Over the course of a project, a partnering model offers many different levers to help manage and execute the work involved. But a great deal of advance preparation is required to sort things out with the client, architect and the in-house team, to clarify expectations and to bring all the different elements together into an effective whole. Partnering also depends on goodwill from all sides, trust, a lot of time, and a lot of discussion. We look at the Südcampus Bad Homburg project to see how the two-stage partnership process works in practice.

As requested by the customer

Fortunately, Wüstenrot, Implenia’s client on this job, is familiar with the idea of partnering. The tender process was already divided into two stages: Wüstenrot explored the opportunities for partnering with several general contractors, but ultimately liked the model offered by Implenia’s Major Projects branch best.

Following Expo Real 2018, Implenia was only too pleased to take the opportunity to present itself and its partnering model. The team from Major Projects and Design Management impressed the client with a clearly structured, proven partnering model. Implenia began contract negotiations with Wüstenrot and in spring 2019 signed a two-stage agreement.

Phase 1, the pre-construction phase, included the various planning and approval steps up to bid submission, while phase 2 covered detailed building design and the actual construction work.

HOAI service phases 1-4* were handled by the architectural team selected by both parties and hired by Wüstenrot. The Major Projects branch handled all the other specialist planning as well as overall coordination. A large team made up of client, design managers, architects, specialist planners and builders worked together to formulate and optimise the building specifications, the dimensions of the new buildings and the desired product standards. The development process was regularly supported by the branch’s calculation team and realigned whenever reliable indicators suggested it was necessary.
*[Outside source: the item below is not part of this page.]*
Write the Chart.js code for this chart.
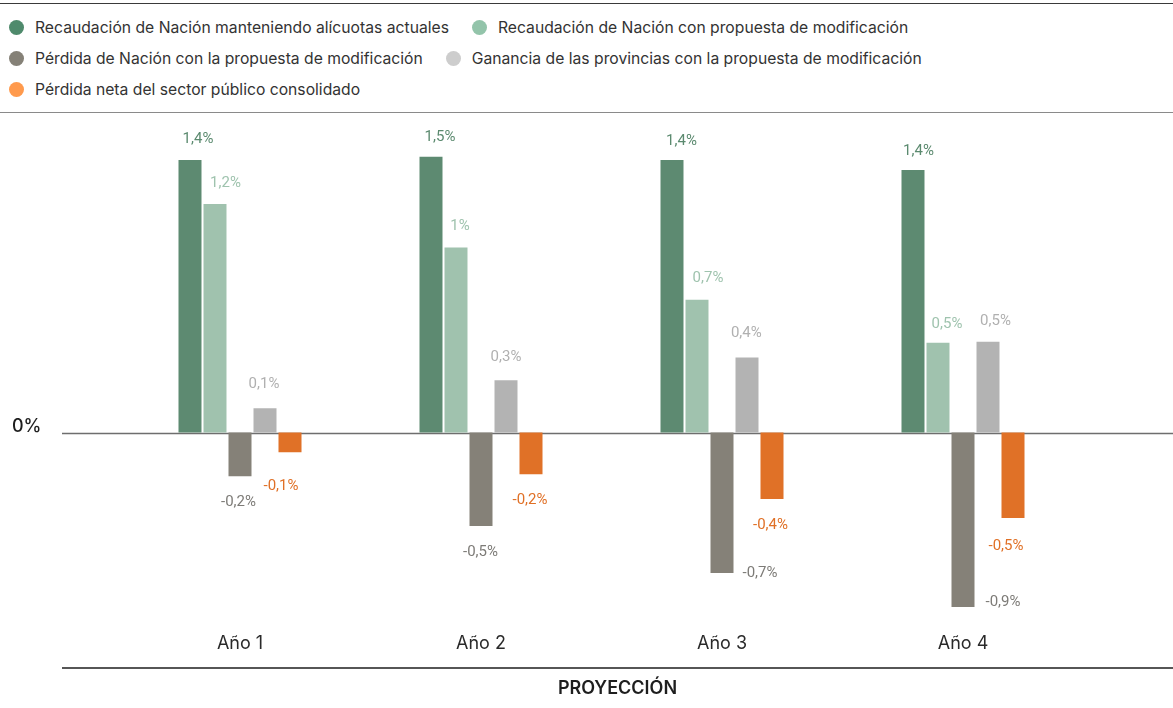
<!DOCTYPE html>
<html lang="es">
<head>
<meta charset="utf-8">
<title>Proyección de recaudación</title>
<script src="https://cdn.jsdelivr.net/npm/chart.js@4/dist/chart.umd.min.js"></script>
<style>
  html, body { margin: 0; padding: 0; background: #fff; }
  #page { position: relative; width: 1173px; height: 708px; overflow: hidden; font-family: Inter, "Noto Sans", sans-serif; }
  #legend {
    position: absolute; left: 0; top: 3px; width: 1173px; height: 110px;
    border-top: 1.5px solid #3a3a3a; border-bottom: 1.5px solid #8a8a8a;
    box-sizing: border-box; padding: 13px 0 0 9px;
    display: flex; flex-wrap: wrap; align-content: flex-start; row-gap: 11px;
  }
  .item { display: flex; align-items: center; height: 20px; margin-right: 23px; font-size: 15.7px; color: #333; white-space: nowrap; }
  .dot { width: 15px; height: 15px; border-radius: 50%; margin-right: 11px; flex: none; }
  #wrap { position: absolute; left: 0; top: 116px; width: 1173px; height: 592px; }
</style>
</head>
<body>
<div id="page">
  <div id="legend"></div>
  <div id="wrap"><canvas id="chart"></canvas></div>
</div>
<script>
// Years of the projection
const categories = ['Año 1', 'Año 2', 'Año 3', 'Año 4'];

// Series names
const seriesNames = [
  'Recaudación de Nación manteniendo alícuotas actuales',
  'Recaudación de Nación con propuesta de modificación',
  'Pérdida de Nación con la propuesta de modificación',
  'Ganancia de las provincias con la propuesta de modificación',
  'Pérdida neta del sector público consolidado'
];

// Values, % of GDP
const recaudacionActual = [1.441, 1.458, 1.441, 1.388];
const recaudacionPropuesta = [1.208, 0.978, 0.702, 0.475];
const perdidaNacion = [-0.231, -0.494, -0.742, -0.922];
const gananciaProvincias = [0.128, 0.276, 0.396, 0.480];
const perdidaNeta = [-0.104, -0.220, -0.352, -0.452];

// Only the zero tick is labelled on the value axis
const yTickValues = [0];

const seriesValues = [recaudacionActual, recaudacionPropuesta, perdidaNacion, gananciaProvincias, perdidaNeta];

// Styling per series: bar colour, label colour, legend dot colour
const seriesStyle = [
  { bar: '#5d8a71', label: '#5b8a6f', dot: '#4f8a6c' },
  { bar: '#a0c2ae', label: '#9fc3ae', dot: '#93c4aa' },
  { bar: '#858178', label: '#7d7b77', dot: '#858177' },
  { bar: '#b3b3b3', label: '#b0b0b0', dot: '#cdcdcd' },
  { bar: '#e07127', label: '#e07026', dot: '#ff9a4d' }
];

// Label nudges [dx, dy] from the bar end, per series and year
const labelNudge = [
  [[8, -21], [9, -19], [9.5, -18.5], [5.5, -18.5]],
  [[10.5, -21], [4, -21], [11, -21.5], [9, -18]],
  [[-1.5, 26], [-0.5, 26.5], [38, 0], [40, -5]],
  [[-1, -24], [0, -23], [-0.7, -24.5], [7.5, -20.5]],
  [[-9, 34], [-1, 26.5], [-1.5, 26.5], [-7, 28.5]]
];

function fmtPct(v) {
  const r = Math.round(v * 10) / 10;
  return String(r).replace('.', ',') + '%';
}

const frame = {
  id: 'frame',
  beforeDatasetsDraw(chart) {
    const { ctx, scales: { y } } = chart;
    const y0 = Math.round(y.getPixelForValue(0)) + 0.5;
    ctx.save();
    ctx.strokeStyle = '#6e6e6e';
    ctx.lineWidth = 1.5;
    ctx.beginPath();
    ctx.moveTo(62, y0);
    ctx.lineTo(chart.width, y0);
    ctx.stroke();
    ctx.restore();
  },
  afterDraw(chart) {
    const { ctx } = chart;
    ctx.save();
    ctx.strokeStyle = '#1e1e1e';
    ctx.lineWidth = 1.5;
    ctx.beginPath();
    ctx.moveTo(62, 552);
    ctx.lineTo(chart.width, 552);
    ctx.stroke();
    ctx.fillStyle = '#1e1e1e';
    ctx.font = '600 18px Inter, "Noto Sans", sans-serif';
    ctx.textAlign = 'center';
    ctx.textBaseline = 'middle';
    ctx.fillText('PROYECCIÓN', (62 + chart.width) / 2, 573);
    ctx.restore();
  }
};

const valueLabels = {
  id: 'valueLabels',
  afterDatasetsDraw(chart) {
    const { ctx } = chart;
    ctx.save();
    ctx.font = '15px Roboto, "Noto Sans", sans-serif';
    ctx.textAlign = 'center';
    ctx.textBaseline = 'middle';
    chart.data.datasets.forEach((ds, di) => {
      const meta = chart.getDatasetMeta(di);
      meta.data.forEach((el, i) => {
        const [dx, dy] = labelNudge[di][i];
        ctx.fillStyle = seriesStyle[di].label;
        ctx.fillText(fmtPct(ds.data[i]), el.x + dx, el.y + dy);
      });
    });
    ctx.restore();
  }
};

const chart = new Chart(document.getElementById('chart'), {
  type: 'bar',
  data: {
    labels: categories,
    datasets: seriesNames.map((name, i) => ({
      label: name,
      data: seriesValues[i],
      backgroundColor: seriesStyle[i].bar,
      borderWidth: 0,
      categoryPercentage: 0.5187,
      barPercentage: 0.92
    }))
  },
  options: {
    responsive: true,
    maintainAspectRatio: false,
    animation: false,
    layout: { padding: { left: 12, right: 89.5, top: 12.8, bottom: 55.3 } },
    plugins: { legend: { display: false }, tooltip: { enabled: false } },
    scales: {
      x: {
        grid: { display: false, drawTicks: false },
        border: { display: false },
        ticks: { color: '#2a2a2a', font: { size: 18, family: 'Inter, "Noto Sans", sans-serif' }, padding: 11 },
        afterFit(axis) { axis.height = 31; }
      },
      y: {
        min: -1,
        max: 1.6,
        grid: { display: false, drawTicks: false },
        border: { display: false },
        afterBuildTicks(axis) { axis.ticks = yTickValues.map(v => ({ value: v })); },
        afterFit(axis) { axis.width = 107.5; },
        ticks: {
          crossAlign: 'far',
          labelOffset: -6,
          color: '#1e1e1e',
          font: { size: 18, weight: '500', family: 'Inter, "Noto Sans", sans-serif' },
          callback: v => v + '%'
        }
      }
    }
  },
  plugins: [frame, valueLabels]
});

// Legend built from the chart's datasets
const legendEl = document.getElementById('legend');
chart.data.datasets.forEach((ds, i) => {
  const item = document.createElement('div');
  item.className = 'item';
  const dot = document.createElement('span');
  dot.className = 'dot';
  dot.style.background = seriesStyle[i].dot;
  const txt = document.createElement('span');
  txt.textContent = ds.label;
  item.appendChild(dot);
  item.appendChild(txt);
  legendEl.appendChild(item);
});
</script>
</body>
</html>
This all took a year and a half before building approval drawings were completed in summer 2020. The resulting diverse mix of homes would necessitate a further large investment of time in the next phases of planning.

Project work needs good communication

Construction plans were already divided into separate plots for the building approval drawings, and these were sent to the authorities for approval.

Developing and building a new urban neighbourhood together with all the associated access logistics is a highly complex business. Mastering the challenge in this case has only been possible thanks to regular workshops with the right experts, active coordination with the client in planning meetings, and the early involvement of an experienced operational construction team and the calculation department. A collaborative approach, mutual respect and a clear focus on a common goal were vital here.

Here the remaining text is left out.